Vizio has plans to work with a total of nine businesses for the purpose of serving targeted ads to households with the help of smart TVs. The group of nine companies is mainly comprised of TV networks such as NBCUniversal and CBS, both owned by Comcast, and AT&T's advertising firm Xandr.

Unlike internet browsers, smart TVs typically do not have tracking cookies readily available to record user actions. However, a full operating system at the disposal of an OEM allows for plenty of tracking to occur at the push of a button by sending out software updates.

In the words of Jodie McAfee, senior vice president of sales and marketing for Inscape, a Vizio subsidiary, "TV manufacturers have so far used different technology and standards to enable addressable advertising, hindering the industry's growth." Whatever growth is supposedly being hindered, end users should not in any way feel sorry that their personal information is only partially being collected instead of having their entire TV usage tracked and shared with advertisers.
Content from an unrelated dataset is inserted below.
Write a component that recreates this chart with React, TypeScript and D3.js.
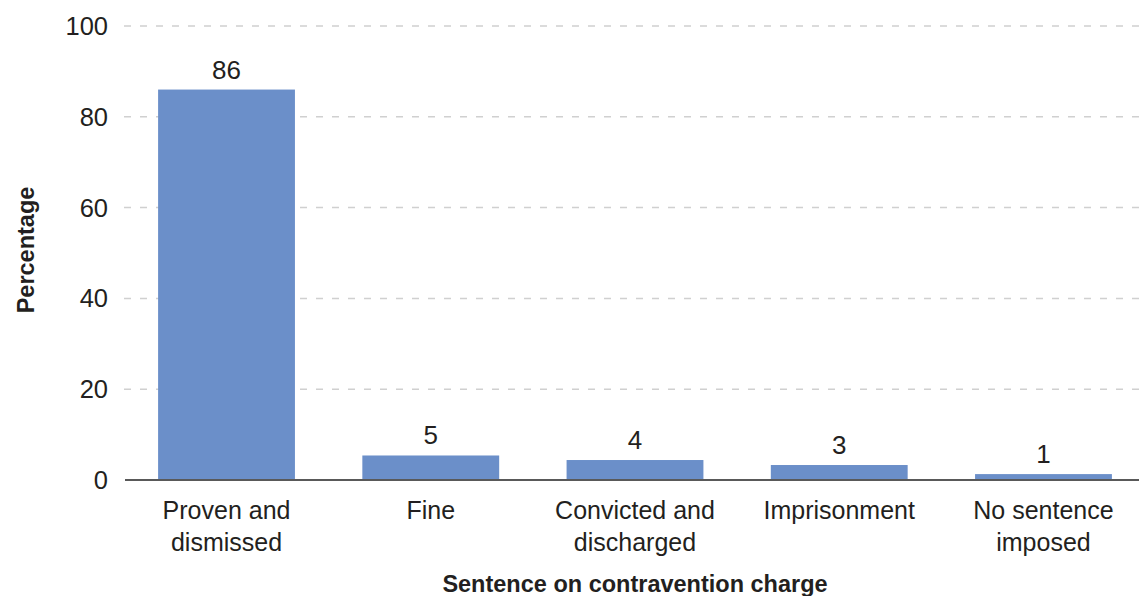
import React from "react";
import * as d3 from "d3";

const categories: string[][] = [
  ["Proven and", "dismissed"],
  ["Fine"],
  ["Convicted and", "discharged"],
  ["Imprisonment"],
  ["No sentence", "imposed"],
];
const values: number[] = [86, 5.4, 4.4, 3.3, 1.3];
const yTicks: number[] = [0, 20, 40, 60, 80, 100];
const xTitle = "Sentence on contravention charge";
const yTitle = "Percentage";

const W = 1139;
const H = 596;
const FONT = "'Liberation Sans', Arial, sans-serif";

export default function App() {
  const keys = categories.map((c) => c.join(" "));
  const x = d3
    .scaleBand<string>()
    .domain(keys)
    .range([124.4, 1145.6])
    .paddingInner(0.33)
    .paddingOuter(0.165);
  const y = d3.scaleLinear().domain([0, 100]).range([480, 26]);
  const fmt = d3.format(".0f");

  return (
    <svg
      width={W}
      height={H}
      style={{ position: "absolute", left: 0, top: 0, display: "block", background: "#fff" }}
      fontFamily={FONT}
    >
      {yTicks.map((t) => (
        <g key={t}>
          {t !== 0 && (
            <line
              x1={124}
              x2={W}
              y1={y(t)}
              y2={y(t)}
              stroke="#d0d0d0"
              strokeWidth={1.5}
              strokeDasharray="7 9"
            />
          )}
          <text
            x={108}
            y={y(t)}
            dy="0.35em"
            textAnchor="end"
            fontSize={25.5}
            fill="#231f20"
          >
            {t}
          </text>
        </g>
      ))}
      {values.map((v, i) => {
        const k = keys[i];
        const bx = x(k)!;
        const cx = bx + x.bandwidth() / 2;
        return (
          <g key={k}>
            <rect
              x={bx}
              y={y(v)}
              width={x.bandwidth()}
              height={y(0) - y(v)}
              fill="#6b8fc9"
            />
            <text
              x={cx}
              y={y(v) - 11}
              textAnchor="middle"
              fontSize={26}
              fill="#231f20"
            >
              {fmt(v)}
            </text>
            {categories[i].map((line, j) => (
              <text
                key={j}
                x={cx}
                y={519 + j * 32}
                textAnchor="middle"
                fontSize={25}
                fill="#231f20"
              >
                {line}
              </text>
            ))}
          </g>
        );
      })}
      <line x1={125} x2={W} y1={y(0)} y2={y(0)} stroke="#595959" strokeWidth={2} />
      <text
        x={635}
        y={592}
        textAnchor="middle"
        fontSize={23.5}
        fontWeight="bold"
        fill="#231f20"
      >
        {xTitle}
      </text>
      <text
        transform={`translate(34, 250) rotate(-90)`}
        textAnchor="middle"
        fontSize={23.5}
        fontWeight="bold"
        fill="#231f20"
      >
        {yTitle}
      </text>
    </svg>
  );
}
Inscape is a company to watch as they develop an open standard for TV manufacturers. Their purpose is to collect as much smart TV data as possible for advertising purposes. Vizio has committed to using the standard created by Inscape on future TV models. There is no question that future Vizio TVs will be far more invasive than existing models. No word has been given on whether older variants will be receiving software updates chalk full of tracking code.

At present, Vizio holds a 16 percent market share for TVs in North America, trailing Samsung's 29 percent share. LG continues to gain ground as its exclusive OLED technology improves.